During Operation Rising Lion, Bitcoin rose 0.42% – outperforming gold and the franc but trailing the S&P 500. This suggests its haven appeal is strengthening in short, digitally connected conflicts where investors seek assets outside traditional financial systems.
However, Bitcoin’s 2025 performance (+0.42%) versus its 2022 crash (-43.3%) reveals that its efficacy remains event-specific and highly sensitive to regulatory sentiment and market liquidity conditions.
Implications for investors
Investors should recognize that safe-haven assets exhibit non-uniform responses to geopolitical shocks. Gold’s reliability diminishes during swift de-escalations, while currencies like the Swiss Franc offer more consistent stability.
Bitcoin’s partial decoupling from traditional assets warrants caution. Its performance is highly event-specific and lacks the multi-decade validation of gold or currencies.

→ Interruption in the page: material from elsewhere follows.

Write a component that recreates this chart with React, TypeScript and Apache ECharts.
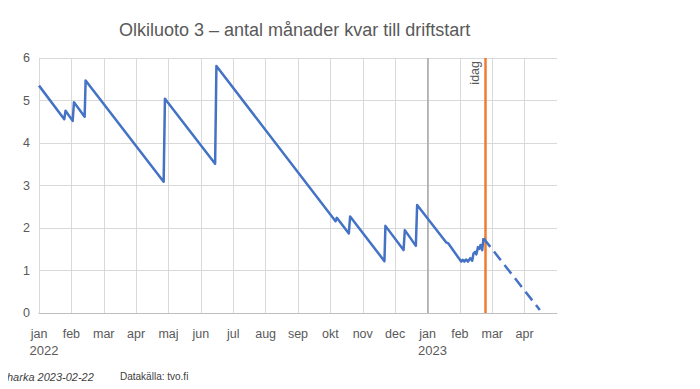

Diversification across uncorrelated havens – such as combining gold for long-term stability with Swiss Franc exposure for currency hedging – may mitigate single-asset volatility.
Methodology and sources
Performance data was sourced from the Bloomberg Terminal, with calculations beginning on the event start date for each asset. Returns reflect price changes only, excluding dividends or currency adjustments. Averages for the four historical events exclude Operation Rising Lion. Bitcoin data was available only for events post-2022. The analysis prioritized assets with continuous data across all four primary conflicts to ensure comparability.